* [Your task]:
Begin with the first line of the material and copy each line word for word through the line that contains "const titleText = 'Full-Time"; the pictures are left out.

* [Material]:
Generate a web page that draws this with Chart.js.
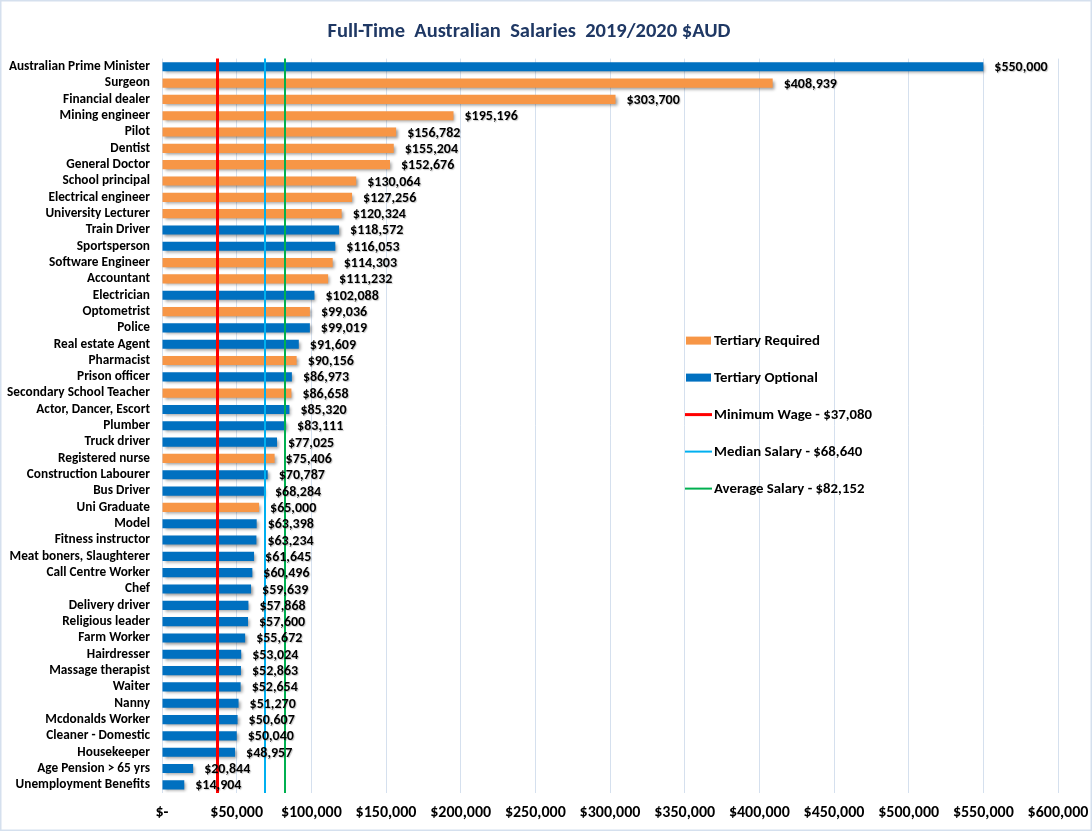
<!DOCTYPE html>
<html>
<head>
<meta charset="utf-8">
<script src="https://cdn.jsdelivr.net/npm/chart.js@4/dist/chart.umd.min.js"></script>
<style>
  html, body { margin: 0; padding: 0; background: #fff; }
  #wrap { width: 1092px; height: 831px; position: relative; }
</style>
</head>
<body>
<div id="wrap"><canvas id="c"></canvas></div>
<script>
const titleText = 'Full-Time  Australian  Salaries  2019/2020 $AUD';

const categories = [
  'Australian Prime Minister', 'Surgeon', 'Financial dealer', 'Mining engineer', 'Pilot',
  'Dentist', 'General Doctor', 'School principal', 'Electrical engineer', 'University Lecturer',
  'Train Driver', 'Sportsperson', 'Software Engineer', 'Accountant', 'Electrician',
  'Optometrist', 'Police', 'Real estate Agent', 'Pharmacist', 'Prison officer',
  'Secondary School Teacher', 'Actor, Dancer, Escort', 'Plumber', 'Truck driver', 'Registered nurse',
  'Construction Labourer', 'Bus Driver', 'Uni Graduate', 'Model', 'Fitness instructor',
  'Meat boners, Slaughterer', 'Call Centre Worker', 'Chef', 'Delivery driver', 'Religious leader',
  'Farm Worker', 'Hairdresser', 'Massage therapist', 'Waiter', 'Nanny',
  'Mcdonalds Worker', 'Cleaner - Domestic', 'Housekeeper', 'Age Pension > 65 yrs', 'Unemployment Benefits'
];

const salaries = [
  550000, 408939, 303700, 195196, 156782,
  155204, 152676, 130064, 127256, 120324,
  118572, 116053, 114303, 111232, 102088,
  99036, 99019, 91609, 90156, 86973,
  86658, 85320, 83111, 77025, 75406,
  70787, 68284, 65000, 63398, 63234,
  61645, 60496, 59639, 57868, 57600,
  55672, 53024, 52863, 52654, 51270,
  50607, 50040, 48957, 20844, 14904
];

// 'R' = Tertiary Required, 'O' = Tertiary Optional
const tertiary = [
  'O', 'R', 'R', 'R', 'R',
  'R', 'R', 'R', 'R', 'R',
  'O', 'O', 'R', 'R', 'O',
  'R', 'O', 'O', 'R', 'O',
  'R', 'O', 'O', 'O', 'R',
  'O', 'O', 'R', 'O', 'O',
  'O', 'O', 'O', 'O', 'O',
  'O', 'O', 'O', 'O', 'O',
  'O', 'O', 'O', 'O', 'O'
];

const seriesNames = ['Tertiary Required', 'Tertiary Optional'];
const refNames = ['Minimum Wage - $37,080', 'Median Salary - $68,640', 'Average Salary - $82,152'];
const refValues = [37080, 68640, 82152];

const xTicks = [0, 50000, 100000, 150000, 200000, 250000, 300000, 350000, 400000, 450000, 500000, 550000, 600000];

const colRequired = '#F79646';
const colOptional = '#0070C0';
const refColors = ['#FF0000', '#00B0F0', '#00B050'];
const refWidths = [3, 2, 2];

const FONT = 'Calibri, Carlito, Lato, sans-serif';

const requiredData = salaries.map((v, i) => tertiary[i] === 'R' ? v : null);
const optionalData = salaries.map((v, i) => tertiary[i] === 'O' ? v : null);

function money(v) {
  return v === 0 ? '$-' : '$' + Number(v).toLocaleString('en-US');
}

const bgPlugin = {
  id: 'bg',
  beforeDraw(chart) {
    const { ctx, width, height } = chart;
    ctx.save();
    ctx.fillStyle = '#fff';
    ctx.fillRect(0, 0, width, height);
    ctx.strokeStyle = '#D5E0EE';
    ctx.lineWidth = 1.5;
    ctx.strokeRect(0.75, 0.75, width - 1.5, height - 1.5);
    ctx.restore();
  }
};

const shadowPlugin = {
  id: 'barShadow',
  beforeDatasetsDraw(chart) {
    const ctx = chart.ctx;
    ctx.save();
    ctx.shadowColor = 'rgba(0,0,0,0.38)';
    ctx.shadowBlur = 3;
    ctx.shadowOffsetX = 2;
    ctx.shadowOffsetY = 2;
  },
  afterDatasetsDraw(chart) {
    chart.ctx.restore();
  }
};

const refLinesPlugin = {
  id: 'refLines',
  afterDatasetsDraw(chart) {
    const { ctx, chartArea, scales } = chart;
    ctx.save();
    refValues.forEach((v, i) => {
      const x = Math.round(scales.x.getPixelForValue(v)) + (refWidths[i] % 2 ? 0.5 : 0);
      ctx.strokeStyle = refColors[i];
      ctx.lineWidth = refWidths[i];
      ctx.beginPath();
      ctx.moveTo(x, chartArea.top);
      ctx.lineTo(x, chartArea.bottom);
      ctx.stroke();
    });
    ctx.restore();
  }
};

const labelsPlugin = {
  id: 'valueLabels',
  afterDraw(chart) {
    const { ctx } = chart;
    ctx.save();
    ctx.font = 'bold 14px ' + FONT;
    ctx.fillStyle = '#000';
    ctx.textAlign = 'left';
    ctx.textBaseline = 'middle';
    ctx.shadowColor = 'rgba(0,0,0,0.22)';
    ctx.shadowOffsetX = 1;
    ctx.shadowOffsetY = 1;
    ctx.shadowBlur = 1;
    chart.data.datasets.forEach((ds, di) => {
      const meta = chart.getDatasetMeta(di);
      meta.data.forEach((bar, i) => {
        const v = ds.data[i];
        if (v === null || v === undefined) return;
        ctx.fillText(money(v), bar.x + 11, bar.y + 1);
      });
    });
    ctx.restore();
  }
};

const legendPlugin = {
  id: 'customLegend',
  afterDraw(chart) {
    const { ctx, chartArea } = chart;
    const left = chartArea.left + 524;
    const top = chartArea.top + 282;
    const gap = 37;
    ctx.save();
    ctx.font = 'bold 14.8px ' + FONT;
    ctx.fillStyle = '#000';
    ctx.textAlign = 'left';
    ctx.textBaseline = 'middle';
    const items = [
      { text: seriesNames[0], type: 'box', color: colRequired },
      { text: seriesNames[1], type: 'box', color: colOptional },
      { text: refNames[0], type: 'line', color: refColors[0], w: refWidths[0] },
      { text: refNames[1], type: 'line', color: refColors[1], w: refWidths[1] },
      { text: refNames[2], type: 'line', color: refColors[2], w: refWidths[2] }
    ];
    items.forEach((it, i) => {
      const y = top + i * gap;
      if (it.type === 'box') {
        ctx.fillStyle = it.color;
        ctx.fillRect(left, y - 4, 25, 8);
      } else {
        ctx.strokeStyle = it.color;
        ctx.lineWidth = it.w;
        ctx.beginPath();
        ctx.moveTo(left - 1, y);
        ctx.lineTo(left + 26, y);
        ctx.stroke();
      }
      ctx.fillStyle = '#000';
      ctx.fillText(it.text, left + 28, y + 1);
    });
    ctx.restore();
  }
};

new Chart(document.getElementById('c'), {
  type: 'bar',
  data: {
    labels: categories,
    datasets: [
      { label: seriesNames[0], data: requiredData, backgroundColor: colRequired, grouped: false,
        categoryPercentage: 1, barPercentage: 0.56 },
      { label: seriesNames[1], data: optionalData, backgroundColor: colOptional, grouped: false,
        categoryPercentage: 1, barPercentage: 0.56 }
    ]
  },
  options: {
    indexAxis: 'y',
    responsive: true,
    maintainAspectRatio: false,
    animation: false,
    layout: { padding: { left: 0, right: 34, top: 0, bottom: 0 } },
    plugins: {
      legend: { display: false },
      tooltip: { enabled: false },
      title: {
        display: true,
        text: titleText,
        color: '#1F3864',
        font: { family: FONT, size: 20.5, weight: 'bold' },
        padding: { top: 20, bottom: 14 }
      }
    },
    scales: {
      x: {
        type: 'linear',
        min: 0,
        max: 600000,
        afterBuildTicks(scale) { scale.ticks = xTicks.map(v => ({ value: v })); },
        afterFit(scale) { scale.height = 38; scale.paddingLeft = 0; scale.paddingRight = 0; },
        grid: { color: '#D5E0EE', lineWidth: 1, drawTicks: false },
        border: { display: false },
        ticks: {
          padding: 10,
          color: '#000',
          font: { family: FONT, size: 16, weight: 'bold' },
          callback: (v) => money(v),
          maxRotation: 0,
          autoSkip: false
        }
      },
      y: {
        afterFit(scale) { scale.width = 162; },
        grid: { display: false, drawTicks: false },
        border: { display: false },
        ticks: {
          padding: 12,
          color: '#000',
          autoSkip: false,
          font: { family: FONT, size: 13.3, weight: 'bold' }
        }
      }
    }
  },
  plugins: [bgPlugin, shadowPlugin, refLinesPlugin, labelsPlugin, legendPlugin]
});
</script>
</body>
</html>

* [Solution to this problem]:
Generate a web page that draws this with Chart.js.
<!DOCTYPE html>
<html>
<head>
<meta charset="utf-8">
<script src="https://cdn.jsdelivr.net/npm/chart.js@4/dist/chart.umd.min.js"></script>
<style>
  html, body { margin: 0; padding: 0; background: #fff; }
  #wrap { width: 1092px; height: 831px; position: relative; }
</style>
</head>
<body>
<div id="wrap"><canvas id="c"></canvas></div>
<script>
const titleText = 'Full-Time  Australian  Salaries  2019/2020 $AUD';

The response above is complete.